----- Information supplied -----

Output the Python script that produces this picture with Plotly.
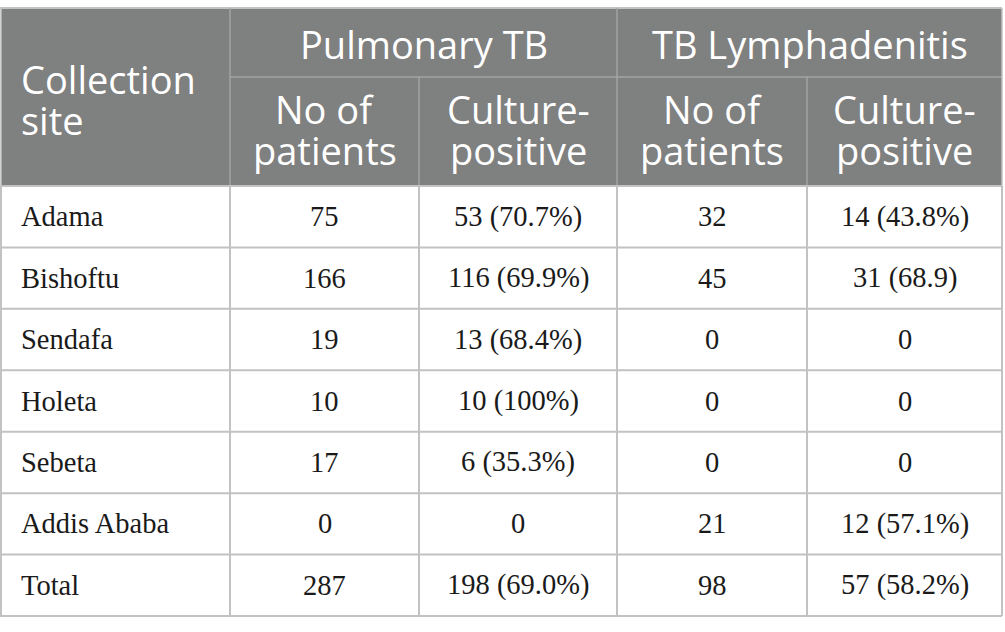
import plotly.graph_objects as go

# table content
sites = ["Adama", "Bishoftu", "Sendafa", "Holeta", "Sebeta", "Addis Ababa", "Total"]
ptb_patients = ["75", "166", "19", "10", "17", "0", "287"]
ptb_positive = ["53 (70.7%)", "116 (69.9%)", "13 (68.4%)", "10 (100%)", "6 (35.3%)", "0", "198 (69.0%)"]
tbl_patients = ["32", "45", "0", "0", "0", "21", "98"]
tbl_positive = ["14 (43.8%)", "31 (68.9)", "0", "0", "0", "12 (57.1%)", "57 (58.2%)"]

group_headers = ["Pulmonary TB", "TB Lymphadenitis"]
sub_headers = [["No of", "patients"], ["Culture-", "positive"]]
first_header = ["Collection", "site"]

# layout (axis units == pixels)
W, H = 1005, 632
col_edges = [1, 230, 419, 617, 807, 1002]
y_top, y_mid, y_head = 8, 77, 186
row_h = (616 - y_head) / len(sites)

HEAD_BG = "#7f8080"
HEAD_LINE = "#a3a3a3"
BODY_LINE = "#c2c2c2"
head_font = dict(family="Open Sans", size=38, color="white")
body_font = dict(family="Liberation Serif", size=28.5, color="#1a1a1a")
line_gap = 41
line_box = [32, 48]  # box heights so stacked header lines don't overlap

fig = go.Figure()
shapes = []
ann = []

# header background
shapes.append(dict(type="rect", x0=col_edges[0], x1=col_edges[-1], y0=y_top, y1=y_head,
                   fillcolor=HEAD_BG, line_width=0, layer="below"))
shapes.append(dict(type="line", x0=col_edges[0] - 1, x1=col_edges[-1], y0=y_top, y1=y_top,
                   line=dict(color=BODY_LINE, width=2)))
shapes.append(dict(type="line", x0=col_edges[1], x1=col_edges[-1], y0=y_mid, y1=y_mid,
                   line=dict(color=HEAD_LINE, width=1.5)))
for i, x in enumerate(col_edges):
    top = y_top if i in (0, 1, 3, 5) else y_mid
    shapes.append(dict(type="line", x0=x, x1=x, y0=top, y1=y_head,
                       line=dict(color=HEAD_LINE if 0 < i < 5 else BODY_LINE, width=1.5)))

# body grid
n = len(sites)
for r in range(n + 1):
    y = y_head + r * row_h
    shapes.append(dict(type="line", x0=col_edges[0] - 1, x1=col_edges[-1], y0=y, y1=y,
                       line=dict(color=BODY_LINE, width=2)))
for x in col_edges:
    shapes.append(dict(type="line", x0=x, x1=x, y0=y_head, y1=y_head + n * row_h,
                       line=dict(color=BODY_LINE, width=2)))


def add_text(text, x, y, font, xanchor="center", height=None):
    a = dict(text=text, x=x, y=y, xref="x", yref="y", showarrow=False,
             xanchor=xanchor, yanchor="middle", font=font, borderpad=0)
    if height:
        a["height"] = height
    ann.append(a)


def add_lines(lines, x, yc, font, xanchor="center"):
    start = yc - line_gap * (len(lines) - 1) / 2
    for k, t in enumerate(lines):
        add_text(t, x, start + k * line_gap, font, xanchor, line_box[k])


centers = [(col_edges[i] + col_edges[i + 1]) / 2 for i in range(5)]

# header text
add_lines(first_header, 20, (y_top + y_head) / 2 + 2, head_font, "left")
add_text(group_headers[0], (col_edges[1] + col_edges[3]) / 2, (y_top + y_mid) / 2 + 1, head_font)
add_text(group_headers[1], (col_edges[3] + col_edges[5]) / 2, (y_top + y_mid) / 2 + 1, head_font)
for g in range(2):
    for s in range(2):
        add_lines(sub_headers[s], centers[1 + 2 * g + s], (y_mid + y_head) / 2 - 2, head_font)

# body text
columns = [ptb_patients, ptb_positive, tbl_patients, tbl_positive]
for r in range(n):
    yc = y_head + (r + 0.5) * row_h
    add_text(sites[r], 20, yc, body_font, "left")
    for c, col in enumerate(columns):
        add_text(col[r], centers[c + 1], yc, body_font)

fig.update_layout(
    width=W, height=H,
    margin=dict(l=0, r=0, t=0, b=0),
    paper_bgcolor="white", plot_bgcolor="white",
    xaxis=dict(range=[0, W], visible=False, fixedrange=True),
    yaxis=dict(range=[H, 0], visible=False, fixedrange=True),
    shapes=shapes, annotations=ann, showlegend=False,
)

fig.write_html("out.html", config={"displayModeBar": False},
               post_script="document.body.style.margin='0';document.body.style.overflow='hidden';")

-----

**Problem to work on**
Repeat the material above word for word, please, apart from its images.

**Exercise solution**
Output the Python script that produces this picture with Plotly.
import plotly.graph_objects as go

# table content
sites = ["Adama", "Bishoftu", "Sendafa", "Holeta", "Sebeta", "Addis Ababa", "Total"]
ptb_patients = ["75", "166", "19", "10", "17", "0", "287"]
ptb_positive = ["53 (70.7%)", "116 (69.9%)", "13 (68.4%)", "10 (100%)", "6 (35.3%)", "0", "198 (69.0%)"]
tbl_patients = ["32", "45", "0", "0", "0", "21", "98"]
tbl_positive = ["14 (43.8%)", "31 (68.9)", "0", "0", "0", "12 (57.1%)", "57 (58.2%)"]

group_headers = ["Pulmonary TB", "TB Lymphadenitis"]
sub_headers = [["No of", "patients"], ["Culture-", "positive"]]
first_header = ["Collection", "site"]

# layout (axis units == pixels)
W, H = 1005, 632
col_edges = [1, 230, 419, 617, 807, 1002]
y_top, y_mid, y_head = 8, 77, 186
row_h = (616 - y_head) / len(sites)

HEAD_BG = "#7f8080"
HEAD_LINE = "#a3a3a3"
BODY_LINE = "#c2c2c2"
head_font = dict(family="Open Sans", size=38, color="white")
body_font = dict(family="Liberation Serif", size=28.5, color="#1a1a1a")
line_gap = 41
line_box = [32, 48]  # box heights so stacked header lines don't overlap

fig = go.Figure()
shapes = []
ann = []

# header background
shapes.append(dict(type="rect", x0=col_edges[0], x1=col_edges[-1], y0=y_top, y1=y_head,
                   fillcolor=HEAD_BG, line_width=0, layer="below"))
shapes.append(dict(type="line", x0=col_edges[0] - 1, x1=col_edges[-1], y0=y_top, y1=y_top,
                   line=dict(color=BODY_LINE, width=2)))
shapes.append(dict(type="line", x0=col_edges[1], x1=col_edges[-1], y0=y_mid, y1=y_mid,
                   line=dict(color=HEAD_LINE, width=1.5)))
for i, x in enumerate(col_edges):
    top = y_top if i in (0, 1, 3, 5) else y_mid
    shapes.append(dict(type="line", x0=x, x1=x, y0=top, y1=y_head,
                       line=dict(color=HEAD_LINE if 0 < i < 5 else BODY_LINE, width=1.5)))

# body grid
n = len(sites)
for r in range(n + 1):
    y = y_head + r * row_h
    shapes.append(dict(type="line", x0=col_edges[0] - 1, x1=col_edges[-1], y0=y, y1=y,
                       line=dict(color=BODY_LINE, width=2)))
for x in col_edges:
    shapes.append(dict(type="line", x0=x, x1=x, y0=y_head, y1=y_head + n * row_h,
                       line=dict(color=BODY_LINE, width=2)))


def add_text(text, x, y, font, xanchor="center", height=None):
    a = dict(text=text, x=x, y=y, xref="x", yref="y", showarrow=False,
             xanchor=xanchor, yanchor="middle", font=font, borderpad=0)
    if height:
        a["height"] = height
    ann.append(a)


def add_lines(lines, x, yc, font, xanchor="center"):
    start = yc - line_gap * (len(lines) - 1) / 2
    for k, t in enumerate(lines):
        add_text(t, x, start + k * line_gap, font, xanchor, line_box[k])


centers = [(col_edges[i] + col_edges[i + 1]) / 2 for i in range(5)]

# header text
add_lines(first_header, 20, (y_top + y_head) / 2 + 2, head_font, "left")
add_text(group_headers[0], (col_edges[1] + col_edges[3]) / 2, (y_top + y_mid) / 2 + 1, head_font)
add_text(group_headers[1], (col_edges[3] + col_edges[5]) / 2, (y_top + y_mid) / 2 + 1, head_font)
for g in range(2):
    for s in range(2):
        add_lines(sub_headers[s], centers[1 + 2 * g + s], (y_mid + y_head) / 2 - 2, head_font)

# body text
columns = [ptb_patients, ptb_positive, tbl_patients, tbl_positive]
for r in range(n):
    yc = y_head + (r + 0.5) * row_h
    add_text(sites[r], 20, yc, body_font, "left")
    for c, col in enumerate(columns):
        add_text(col[r], centers[c + 1], yc, body_font)

fig.update_layout(
    width=W, height=H,
    margin=dict(l=0, r=0, t=0, b=0),
    paper_bgcolor="white", plot_bgcolor="white",
    xaxis=dict(range=[0, W], visible=False, fixedrange=True),
    yaxis=dict(range=[H, 0], visible=False, fixedrange=True),
    shapes=shapes, annotations=ann, showlegend=False,
)

fig.write_html("out.html", config={"displayModeBar": False},
               post_script="document.body.style.margin='0';document.body.style.overflow='hidden';")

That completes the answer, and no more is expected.